One of Maeldub’s pupils was Aldhelm, renowned for his scholarship across Europe. Aldhelm developed Maeldub’s school, built churches in Malmesbury and established the Benedictine monastic order here, gaining the support of both the Pope and King Ine of Wessex. Appointed the first Abbot of Malmesbury (c. 671–675), he oversaw the monastery for thirty years.
He was famed as an author; among his more renown works is “De Virginitate”(“About Virginity”) which he wrote first in prose for the Abbess Hildelith and the nuns of Barking. A few years later he wrote a version in poetry.
It is related that he would woo visitors to Malmesbury by singing and playing the lute before preaching to them. He would often stand in the cold river and spring to subdue his flesh. St Aldhelm’s well still runs today and a field by the river is called St.Aldhelm’s mead.
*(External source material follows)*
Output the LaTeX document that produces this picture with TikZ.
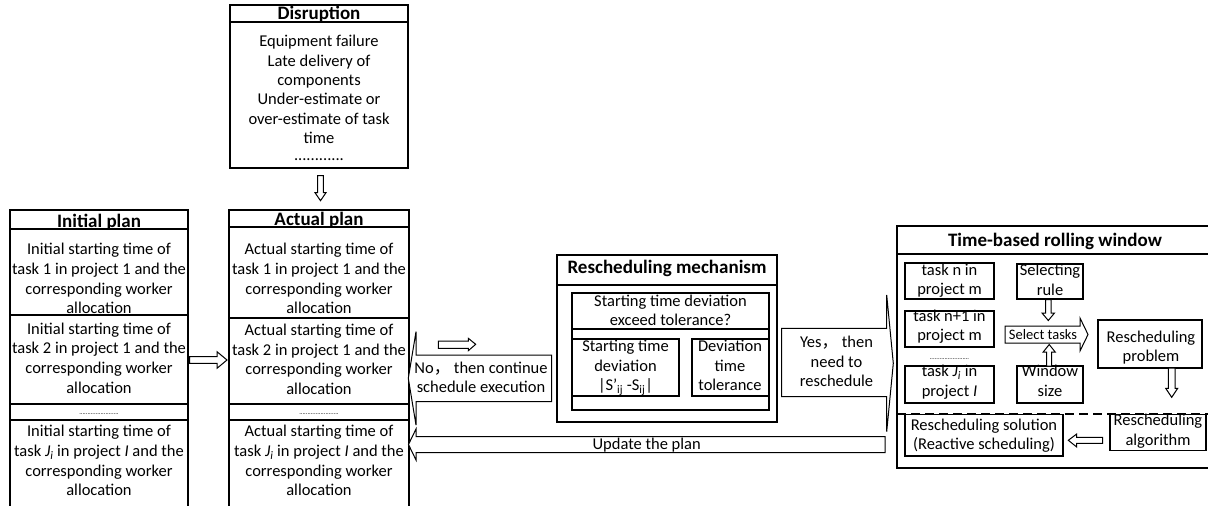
\documentclass[tikz,border=0pt]{standalone}
\usepackage{fontspec}
\setmainfont{Carlito}
\newfontfamily\cjk{Noto Sans CJK SC}
\begin{document}
\begin{tikzpicture}[x=1pt,y=-1pt,line width=1.1pt,line join=miter,
  tx/.style={font=\fontsize{16.5}{19.6}\selectfont, align=center, anchor=north, inner sep=0pt, execute at begin node=\strut, execute at end node=\strut},
  tl/.style={font=\fontsize{16.5}{19.6}\selectfont, anchor=base, inner sep=0pt},
  ttl/.style={font=\fontsize{19}{22}\selectfont\bfseries, anchor=base, inner sep=0pt},
  sdots/.style={font=\fontsize{6.5}{8}\selectfont, anchor=base, inner sep=0pt},
  barrow/.style={draw, fill=white, line width=1pt, line join=miter}]
\useasboundingbox (0,0) rectangle (1208,506);
% ---------------- Disruption
\draw (230,5) rectangle (408,168);
\draw (230,22) -- (408,22);
\node[ttl] (dtitle) at (319,19.3) {Disruption};
\node[tx, font=\fontsize{16.5}{19.3}\selectfont] (dbody) at (319,34.8) {Equipment failure\\Late delivery of\\components\\Under-estimate or\\over-estimate of task\\time};
\node[tl] (ddots) at (319,160.5) {............};
\draw[barrow] (317.7,175.7) -- (323.3,175.7) -- (323.3,192.7) -- (326,192.7) -- (320.5,200.7) -- (315,192.7) -- (317.7,192.7) -- cycle;
% ---------------- Initial plan
\draw (10,507) -- (10,210) -- (188,210) -- (188,507);
\draw (10,229) -- (188,229) (10,315) -- (188,315) (10,404) -- (188,404) (10,420) -- (188,420);
\node[ttl] (ititle) at (99,227) {Initial plan};
\node[tx] (i1) at (99,242.8) {Initial starting time of\\task 1 in project 1 and the\\corresponding worker\\allocation};
\node[tx] (i2) at (99,322.3) {Initial starting time of\\task 2 in project 1 and the\\corresponding worker\\allocation};
\node[sdots] (idots) at (99,414.5) {........................};
\node[tx] (i3) at (99,424.8) {Initial starting time of\\task \textit{J}\textsubscript{\textit{i}} in project \textit{I} and the\\corresponding worker\\allocation};
% arrow initial -> actual
\draw[barrow] (189.5,356.7) -- (217,356.7) -- (217,351.7) -- (227,360) -- (217,368.3) -- (217,363.3) -- (189.5,363.3) -- cycle;
% ---------------- Actual plan
\draw (229,507) -- (229,210) -- (409,210) -- (409,507);
\draw (229,227) -- (409,227) (229,318) -- (409,318) (229,404) -- (409,404) (229,420) -- (409,420);
\node[ttl] (atitle) at (319,225.5) {Actual plan};
\node[tx] (a1) at (319,242.8) {Actual starting time of\\task 1 in project 1 and the\\corresponding worker\\allocation};
\node[tx] (a2) at (319,323.5) {Actual starting time of\\task 2 in project 1 and the\\corresponding worker\\allocation};
\node[sdots] (adots) at (319,414.5) {........................};
\node[tx] (a3) at (319,424.8) {Actual starting time of\\task \textit{J}\textsubscript{\textit{i}} in project \textit{I} and the\\corresponding worker\\allocation};
% ---------------- middle arrows
\draw[barrow] (438.3,341) -- (468.3,341) -- (468.3,338.3) -- (475.7,344.3) -- (468.3,350.7) -- (468.3,348.3) -- (438.3,348.3) -- cycle;
\draw[barrow] (551.7,355) -- (416,355) -- (416,331.7) -- (408.3,378.3) -- (416,425) -- (416,401.7) -- (551.7,401.7) -- cycle;
\node[tx] (no) at (481,361.3) {No{\cjk ，} then continue\\schedule execution};
\draw[barrow] (885,436.5) -- (416,436.5) -- (416,429) -- (408.5,444.5) -- (416,460) -- (416,452.7) -- (885,452.7) -- cycle;
\node[tl] (upd) at (646.7,449.5) {Update the plan};
% ---------------- Rescheduling mechanism
\draw (557,255) rectangle (777,422);
\draw (557,285) -- (777,285);
\node[ttl] (mtitle) at (667,273.5) {Rescheduling mechanism};
\draw (572,293) rectangle (769,410);
\draw (572,329) -- (769,329);
\draw (572,339) rectangle (679,396);
\draw (692,339) rectangle (769,396);
\node[tx] (mq) at (670.5,294) {Starting time deviation\\exceed tolerance?};
\node[tx] (ms) at (625.5,339.6) {Starting time\\deviation\\|S’\textsubscript{ij} -S\textsubscript{ij}|};
\node[tx] (mt) at (730,339.6) {Deviation\\time\\tolerance};
% yes arrow
\draw[barrow] (781.7,328.3) -- (886.7,328.3) -- (886.7,295) -- (893.3,363.3) -- (886.7,431.7) -- (886.7,396.7) -- (781.7,396.7) -- cycle;
\node[tx] (yes) at (836.5,335.6) {Yes{\cjk ，} then\\need to\\reschedule};
% ---------------- Time-based rolling window
\draw (1209,226) -- (897,226) -- (897,468) -- (1209,468);
\draw (897,254) -- (1209,254);
\node[ttl] (wtitle) at (1055,246) {Time-based rolling window};
\draw (905,263) rectangle (994,299);
\node[tx] (tn) at (949.5,263) {task n in\\project m};
\draw (905,311) rectangle (994,347);
\node[tx] (tn1) at (949.5,309) {task n+1 in\\project m};
\node[sdots] (wdots) at (949.5,359) {........................};
\draw (905,366) rectangle (994,403);
\node[tx] (tj) at (949.5,364.6) {task \textit{J}\textsubscript{\textit{i}} in\\project \textit{I}};
\draw (1017,264) rectangle (1083,299);
\node[tx] (sr) at (1050,263.8) {Selecting\\rule};
\draw (1017,366) rectangle (1083,403);
\node[tx] (ws) at (1050,364.6) {Window\\size};
% select tasks arrow
\draw[barrow] (1005,326) -- (1080,326) -- (1080,318) -- (1088,334.5) -- (1080,351) -- (1080,343) -- (1005,343) -- cycle;
\node[tl, font=\fontsize{14.5}{17}\selectfont] (st) at (1043,339.5) {Select tasks};
% rule down arrow
\draw[barrow] (1045.5,299.5) -- (1051,299.5) -- (1051,313) -- (1054.5,313) -- (1048.3,320.5) -- (1042,313) -- (1045.5,313) -- cycle;
% window up arrow
\draw[barrow] (1046.7,366) -- (1051.7,366) -- (1051.7,352) -- (1055.2,352) -- (1049.2,344.5) -- (1043.2,352) -- (1046.7,352) -- cycle;
\draw (1098,320) rectangle (1202,368);
\node[tx] (rp) at (1151,330.3) {Rescheduling\\problem};
\draw[barrow] (1168.3,368) -- (1175,368) -- (1175,388.3) -- (1177.7,388.3) -- (1171.7,397.3) -- (1165.7,388.3) -- (1168.3,388.3) -- cycle;
\draw[dash pattern=on 9pt off 5pt] (897,414) -- (1209,414);
\draw[fill=white] (905,414.5) rectangle (1063,456);
\node[tx] (rs) at (984,418) {Rescheduling solution\\(Reactive scheduling)};
\draw[fill=white] (1110,414.5) rectangle (1206,450.7);
\node[tx] (ra) at (1158,413.6) {Rescheduling\\algorithm};
\draw[barrow] (1102.7,437.3) -- (1076.7,437.3) -- (1076.7,434) -- (1068.3,440.3) -- (1076.7,447) -- (1076.7,443.3) -- (1102.7,443.3) -- cycle;
\end{tikzpicture}
\end{document}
Aldhelm has several miracles attributed to him and indeed miracles are a necessary prerequisite for Saintdom. One relates how coming into a building he threw off his cloak behind him expecting his servant to catch it; the servant was not there but when the saint turned round the cloak was hanging suspended on a sunbeam. Another miracle was while he was supervising a building it was found that a crucial roof beam was too short; Aldhem prayed; the beam was offered up again; and lo, it fitted exactly.
In 705 King Ine divided the Diocese of Wessex in two and appointed Aldhelm Bishop of Sherborne. Aldhelm held this office until his death on 25th May 709 – a date still celebrated locally. His body was returned to Malmesbury, where his shrine became an important site of pilgrimage, gaining a reputation for delivering miracles.
We know of Aldhelm’s life from three important figures. Alfred the Great describes how Aldhelm would sing and preach to those entering the town. Bede praises his Latin scholarship. William of Malmesbury, the eleventh century historian, refers to Aldhelm’s own writings.